WHAT TO WORK ON →
Without the pictures, return exactly the lines from the one with "What matplotlib code" through the one with "from matplotlib.ticker import FuncFormatter". Both end lines belong in the copy.

RAW RECORDS →

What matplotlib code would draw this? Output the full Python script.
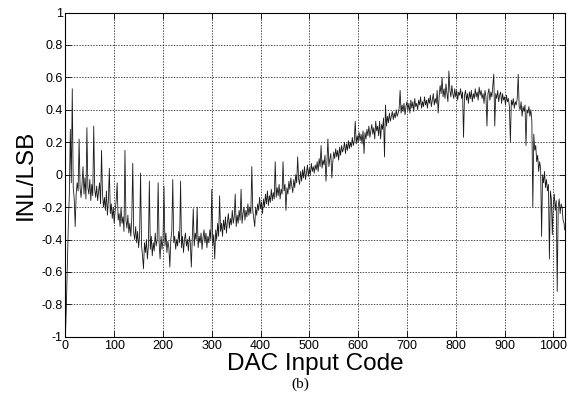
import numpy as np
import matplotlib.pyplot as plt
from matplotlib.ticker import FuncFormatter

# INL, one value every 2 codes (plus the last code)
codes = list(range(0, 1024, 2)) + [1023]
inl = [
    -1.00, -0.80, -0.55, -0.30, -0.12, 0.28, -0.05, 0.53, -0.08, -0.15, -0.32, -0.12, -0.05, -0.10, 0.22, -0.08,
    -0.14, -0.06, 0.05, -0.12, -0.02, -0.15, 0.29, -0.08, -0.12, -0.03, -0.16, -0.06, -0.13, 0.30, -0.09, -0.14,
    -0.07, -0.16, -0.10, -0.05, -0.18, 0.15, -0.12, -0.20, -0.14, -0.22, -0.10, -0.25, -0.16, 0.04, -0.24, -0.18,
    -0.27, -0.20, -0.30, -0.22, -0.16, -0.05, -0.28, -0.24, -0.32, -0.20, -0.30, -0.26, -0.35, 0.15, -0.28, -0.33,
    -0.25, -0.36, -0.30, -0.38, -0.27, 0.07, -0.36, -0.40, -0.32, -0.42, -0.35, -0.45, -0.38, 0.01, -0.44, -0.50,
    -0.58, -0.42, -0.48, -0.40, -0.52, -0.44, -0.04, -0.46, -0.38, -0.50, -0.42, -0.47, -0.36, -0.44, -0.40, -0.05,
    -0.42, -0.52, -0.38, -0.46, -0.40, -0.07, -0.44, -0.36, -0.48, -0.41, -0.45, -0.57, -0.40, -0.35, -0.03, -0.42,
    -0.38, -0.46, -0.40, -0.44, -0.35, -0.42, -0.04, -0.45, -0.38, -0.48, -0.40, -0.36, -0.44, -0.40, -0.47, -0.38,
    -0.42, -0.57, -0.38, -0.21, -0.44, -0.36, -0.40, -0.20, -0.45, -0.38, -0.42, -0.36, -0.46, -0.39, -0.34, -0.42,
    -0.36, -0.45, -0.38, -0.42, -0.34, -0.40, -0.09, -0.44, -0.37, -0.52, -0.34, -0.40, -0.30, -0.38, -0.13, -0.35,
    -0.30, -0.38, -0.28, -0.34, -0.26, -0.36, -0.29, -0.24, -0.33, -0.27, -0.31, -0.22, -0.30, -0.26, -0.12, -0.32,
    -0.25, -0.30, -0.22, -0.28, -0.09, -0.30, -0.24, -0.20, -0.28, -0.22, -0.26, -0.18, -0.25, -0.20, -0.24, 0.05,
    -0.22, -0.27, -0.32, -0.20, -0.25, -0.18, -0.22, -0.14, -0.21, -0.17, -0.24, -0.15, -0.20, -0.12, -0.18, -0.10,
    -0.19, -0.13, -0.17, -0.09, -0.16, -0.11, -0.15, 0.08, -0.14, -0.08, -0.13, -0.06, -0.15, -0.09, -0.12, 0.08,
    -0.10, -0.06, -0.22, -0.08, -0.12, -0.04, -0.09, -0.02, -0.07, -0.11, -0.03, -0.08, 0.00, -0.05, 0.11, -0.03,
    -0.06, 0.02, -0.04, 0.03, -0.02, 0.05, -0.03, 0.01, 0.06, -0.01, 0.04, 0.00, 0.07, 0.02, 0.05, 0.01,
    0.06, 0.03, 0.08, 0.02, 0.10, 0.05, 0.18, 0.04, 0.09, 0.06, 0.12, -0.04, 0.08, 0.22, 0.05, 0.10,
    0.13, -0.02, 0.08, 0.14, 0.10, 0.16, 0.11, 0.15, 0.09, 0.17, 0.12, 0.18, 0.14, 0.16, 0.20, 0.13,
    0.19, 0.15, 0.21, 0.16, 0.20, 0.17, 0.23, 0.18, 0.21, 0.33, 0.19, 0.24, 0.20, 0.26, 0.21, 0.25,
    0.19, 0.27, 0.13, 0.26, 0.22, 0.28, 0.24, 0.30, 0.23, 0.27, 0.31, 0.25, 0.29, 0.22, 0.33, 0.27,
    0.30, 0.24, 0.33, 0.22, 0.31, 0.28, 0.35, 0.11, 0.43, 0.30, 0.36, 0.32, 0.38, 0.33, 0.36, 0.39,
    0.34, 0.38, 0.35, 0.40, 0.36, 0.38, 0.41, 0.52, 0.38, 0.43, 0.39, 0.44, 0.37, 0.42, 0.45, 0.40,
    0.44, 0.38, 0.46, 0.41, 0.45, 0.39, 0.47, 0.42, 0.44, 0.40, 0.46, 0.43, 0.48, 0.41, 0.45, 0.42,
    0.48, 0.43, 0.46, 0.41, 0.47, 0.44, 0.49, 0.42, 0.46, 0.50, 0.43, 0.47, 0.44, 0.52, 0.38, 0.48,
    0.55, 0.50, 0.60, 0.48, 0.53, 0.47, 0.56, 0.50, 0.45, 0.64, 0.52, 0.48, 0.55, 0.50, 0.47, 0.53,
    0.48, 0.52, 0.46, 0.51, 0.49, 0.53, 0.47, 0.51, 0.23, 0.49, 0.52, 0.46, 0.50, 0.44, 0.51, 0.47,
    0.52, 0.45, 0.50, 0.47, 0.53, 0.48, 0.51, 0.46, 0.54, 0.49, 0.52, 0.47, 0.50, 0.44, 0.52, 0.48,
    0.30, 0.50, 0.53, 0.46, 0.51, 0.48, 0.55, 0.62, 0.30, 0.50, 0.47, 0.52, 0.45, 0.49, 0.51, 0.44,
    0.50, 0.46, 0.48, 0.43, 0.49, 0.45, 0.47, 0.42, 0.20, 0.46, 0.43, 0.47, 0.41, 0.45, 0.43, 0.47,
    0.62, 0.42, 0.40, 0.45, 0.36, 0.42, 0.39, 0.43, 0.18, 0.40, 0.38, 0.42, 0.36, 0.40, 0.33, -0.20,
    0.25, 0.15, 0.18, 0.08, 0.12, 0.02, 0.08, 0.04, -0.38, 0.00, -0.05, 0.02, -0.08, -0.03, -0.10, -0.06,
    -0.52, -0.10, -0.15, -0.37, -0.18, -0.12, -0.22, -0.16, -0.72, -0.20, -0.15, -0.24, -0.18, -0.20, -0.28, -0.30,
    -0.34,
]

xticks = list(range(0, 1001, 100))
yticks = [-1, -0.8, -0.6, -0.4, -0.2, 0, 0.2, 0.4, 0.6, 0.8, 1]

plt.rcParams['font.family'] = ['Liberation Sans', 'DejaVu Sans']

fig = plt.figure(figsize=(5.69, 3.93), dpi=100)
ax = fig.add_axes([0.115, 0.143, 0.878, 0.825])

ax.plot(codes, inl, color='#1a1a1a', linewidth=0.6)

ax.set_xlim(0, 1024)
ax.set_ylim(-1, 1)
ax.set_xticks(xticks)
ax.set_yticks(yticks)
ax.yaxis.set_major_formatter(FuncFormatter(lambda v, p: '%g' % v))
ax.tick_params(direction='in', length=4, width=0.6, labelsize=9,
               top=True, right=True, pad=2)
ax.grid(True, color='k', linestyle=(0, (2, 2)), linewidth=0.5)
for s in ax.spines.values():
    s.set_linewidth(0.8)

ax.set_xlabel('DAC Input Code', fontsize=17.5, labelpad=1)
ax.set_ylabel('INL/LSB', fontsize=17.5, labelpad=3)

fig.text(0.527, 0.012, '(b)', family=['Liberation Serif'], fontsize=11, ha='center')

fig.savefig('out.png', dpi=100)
--
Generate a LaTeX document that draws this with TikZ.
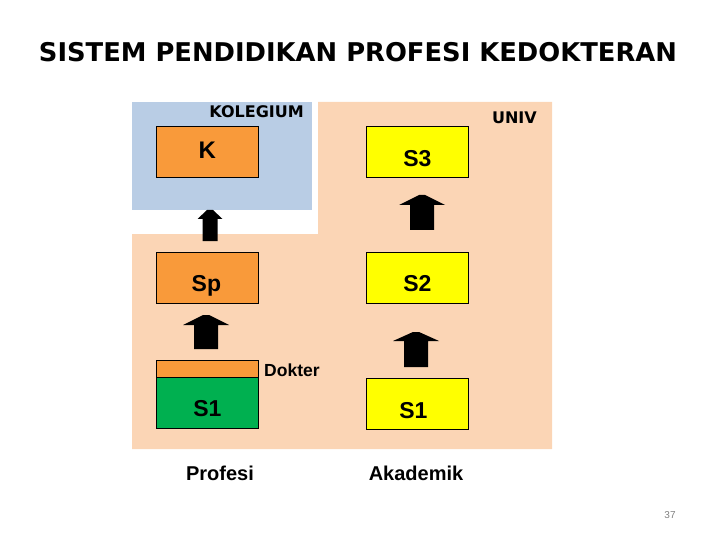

THE ANSWER →
What matplotlib code would draw this? Output the full Python script.
import numpy as np
import matplotlib.pyplot as plt
from matplotlib.ticker import FuncFormatter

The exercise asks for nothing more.